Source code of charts
────────
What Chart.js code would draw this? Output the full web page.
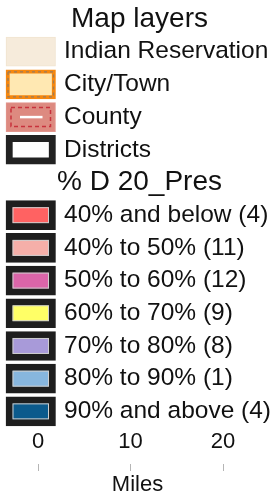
<!DOCTYPE html>
<html>
<head>
<meta charset="utf-8">
<script src="https://cdn.jsdelivr.net/npm/chart.js@4.4.0/dist/chart.umd.min.js"></script>
<style>
  html, body { margin: 0; padding: 0; background: #fff; }
  canvas { display: block; }
</style>
</head>
<body>
<canvas id="legend" width="275" height="495"></canvas>
<script>
const sectionTitles = ['Map layers', '% D 20_Pres'];
const layerNames = ['Indian Reservation', 'City/Town', 'County', 'Districts'];
const classRanges = ['40% and below', '40% to 50%', '50% to 60%', '60% to 70%', '70% to 80%', '80% to 90%', '90% and above'];
const classCounts = [4, 11, 12, 9, 8, 1, 4];
const classColors = ['#FF6262', '#F5AFA9', '#DB65A9', '#FFFF66', '#A89AD9', '#87B6DE', '#0B5A8C'];
const scaleTicks = [0, 10, 20];
const scaleUnit = 'Miles';

const FONT = "'Liberation Sans', Arial, sans-serif";
const TEXT = '#111111';

// rows top to bottom: title, layers, title, classes
const titleRows = [0, layerNames.length + 1];
const entryRows = [];
const entryLabels = [];
layerNames.forEach((name, i) => {
    entryRows.push(i + 1);
    entryLabels.push(name);
});
classRanges.forEach((range, i) => {
    entryRows.push(i + layerNames.length + 2);
    entryLabels.push(`${range} (${classCounts[i]})`);
});

function labelForRow(v) {
    let i = entryRows.indexOf(v);
    if (i >= 0) return entryLabels[i];
    i = titleRows.indexOf(v);
    if (i >= 0) return sectionTitles[i];
    return '';
}

// axis boxes are sized by hand so the tick padding does not eat the plot area
function fixBox(size) {
    return axis => {
        if (axis.isHorizontal()) axis.height = size;
        else axis.width = size;
        axis.paddingTop = axis.paddingBottom = axis.paddingLeft = axis.paddingRight = 0;
    };
}

const fills = ['#F6EBDB', '#FFE8B2', '#DD8A80', '#FFFFFF', ...classColors];
const borders = ['#F1E4D0', '#F5870F', '#E2978E', '#222222', ...classColors.map(() => '#1E1E1E')];
const borderWidths = [1, 4, 1, 7, ...classColors.map(() => 7)];

const swatchDetails = {
    id: 'swatchDetails',
    afterDatasetsDraw(chart) {
        const ctx = chart.ctx;
        const bars = chart.getDatasetMeta(0).data;
        bars.forEach((bar, i) => {
            const p = bar.getProps(['x', 'y', 'base', 'height'], true);
            const left = Math.min(p.x, p.base);
            const right = Math.max(p.x, p.base);
            const top = p.y - p.height / 2;
            const bottom = p.y + p.height / 2;
            ctx.save();
            if (i === 1) {
                ctx.setLineDash([3, 3]);
                ctx.strokeStyle = 'rgba(130,120,110,0.8)';
                ctx.lineWidth = 1.2;
                ctx.strokeRect(left + 2, top + 2, right - left - 4, bottom - top - 4);
            } else if (i === 2) {
                ctx.setLineDash([4, 3]);
                ctx.strokeStyle = '#C8323C';
                ctx.lineWidth = 1.5;
                ctx.strokeRect(left + 5, top + 5, right - left - 10, bottom - top - 10);
                ctx.setLineDash([]);
                ctx.strokeStyle = '#FFFFFF';
                ctx.lineWidth = 2.5;
                ctx.beginPath();
                ctx.moveTo(left + 14, p.y);
                ctx.lineTo(right - 13, p.y);
                ctx.stroke();
            } else if (i >= layerNames.length) {
                ctx.strokeStyle = '#CFCFCF';
                ctx.lineWidth = 1;
                ctx.strokeRect(left + 7, top + 7, right - left - 14, bottom - top - 14);
            }
            ctx.restore();
        });
    }
};

const rowMin = -0.581;
const rowMax = 13.61;

new Chart(document.getElementById('legend'), {
    type: 'bar',
    data: {
        datasets: [{
            data: entryRows.map(r => ({ x: 1, y: r })),
            backgroundColor: fills,
            borderColor: borders,
            borderWidth: borderWidths,
            borderSkipped: false,
            barThickness: 29,
            xAxisID: 'x2',
            yAxisID: 'y'
        }]
    },
    options: {
        responsive: false,
        animation: false,
        indexAxis: 'y',
        layout: { padding: 0 },
        plugins: {
            legend: { display: false },
            tooltip: { enabled: false }
        },
        scales: {
            x2: { type: 'linear', display: false, min: -0.1212, max: 5.434 },
            x: {
                type: 'linear',
                position: 'bottom',
                min: -4.108,
                max: 25.62,
                afterBuildTicks: axis => { axis.ticks = scaleTicks.map(v => ({ value: v })); },
                afterFit: fixBox(31),
                grid: { drawOnChartArea: false, drawTicks: true, tickLength: 7, color: '#b5b5b5' },
                border: { display: false },
                ticks: { mirror: true, padding: 9, autoSkip: false, maxRotation: 0, color: TEXT, font: { size: 22, family: FONT } },
                title: { display: true, text: scaleUnit, color: TEXT, font: { size: 22, family: FONT }, padding: { top: 0, bottom: -3 } }
            },
            y: {
                type: 'linear',
                position: 'left',
                reverse: true,
                offset: false,
                min: rowMin,
                max: rowMax,
                afterBuildTicks: axis => { axis.ticks = entryRows.map(v => ({ value: v })); },
                afterFit: fixBox(0),
                grid: { display: false, offset: false },
                border: { display: false },
                ticks: { mirror: true, padding: 64, autoSkip: false, color: TEXT, font: { size: 24.5, family: FONT }, callback: v => labelForRow(v) }
            },
            y2: {
                type: 'linear',
                position: 'left',
                reverse: true,
                offset: false,
                min: rowMin,
                max: rowMax,
                afterBuildTicks: axis => { axis.ticks = titleRows.map(v => ({ value: v })); },
                afterFit: fixBox(0),
                grid: { display: false, offset: false },
                border: { display: false },
                ticks: { mirror: true, crossAlign: 'center', padding: 57, autoSkip: false, color: TEXT, font: { size: 28, family: FONT }, callback: v => labelForRow(v) }
            }
        }
    },
    plugins: [swatchDetails]
});
</script>
</body>
</html>
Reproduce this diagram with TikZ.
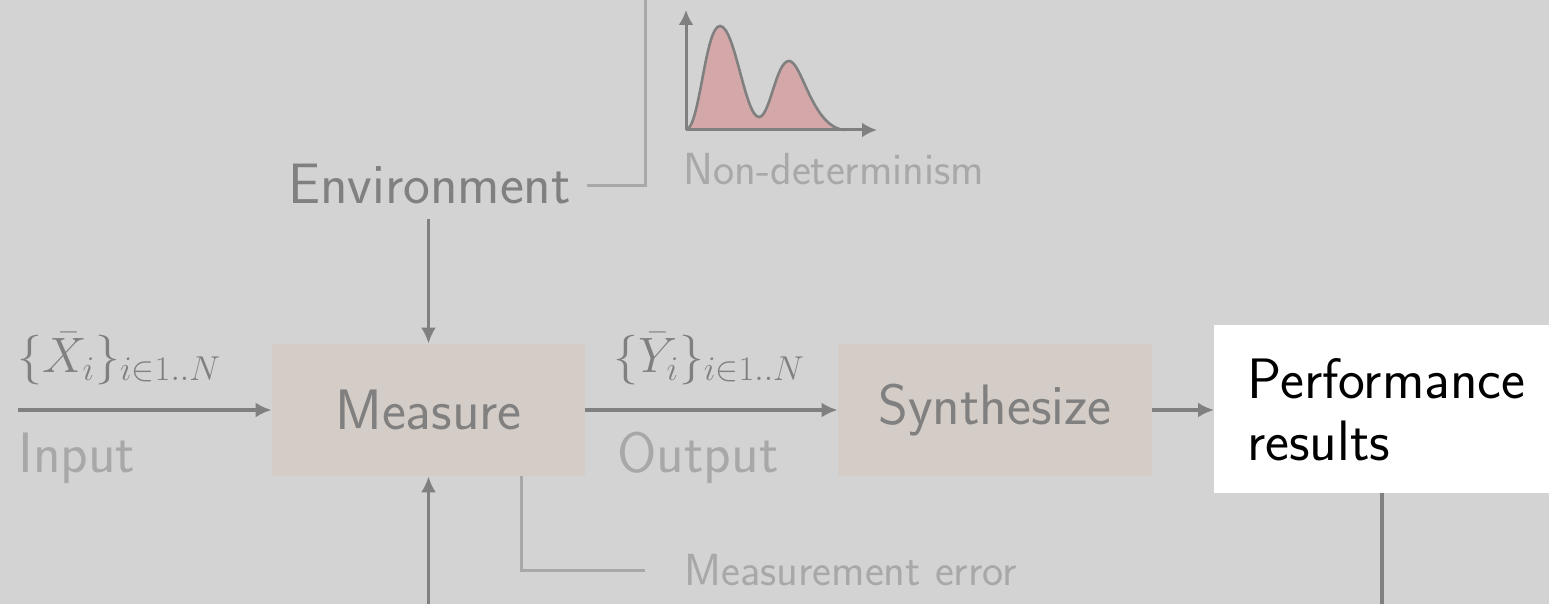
────────
▶ **WHAT IS REQUIRED**: The required output is the exact run of lines from the start of the records through the line containing "const TEXT = '#111111';", both ends included, with no pictures.

▶ **PROBLEM SOLUTION**:
What Chart.js code would draw this? Output the full web page.
<!DOCTYPE html>
<html>
<head>
<meta charset="utf-8">
<script src="https://cdn.jsdelivr.net/npm/chart.js@4.4.0/dist/chart.umd.min.js"></script>
<style>
  html, body { margin: 0; padding: 0; background: #fff; }
  canvas { display: block; }
</style>
</head>
<body>
<canvas id="legend" width="275" height="495"></canvas>
<script>
const sectionTitles = ['Map layers', '% D 20_Pres'];
const layerNames = ['Indian Reservation', 'City/Town', 'County', 'Districts'];
const classRanges = ['40% and below', '40% to 50%', '50% to 60%', '60% to 70%', '70% to 80%', '80% to 90%', '90% and above'];
const classCounts = [4, 11, 12, 9, 8, 1, 4];
const classColors = ['#FF6262', '#F5AFA9', '#DB65A9', '#FFFF66', '#A89AD9', '#87B6DE', '#0B5A8C'];
const scaleTicks = [0, 10, 20];
const scaleUnit = 'Miles';

const FONT = "'Liberation Sans', Arial, sans-serif";
const TEXT = '#111111';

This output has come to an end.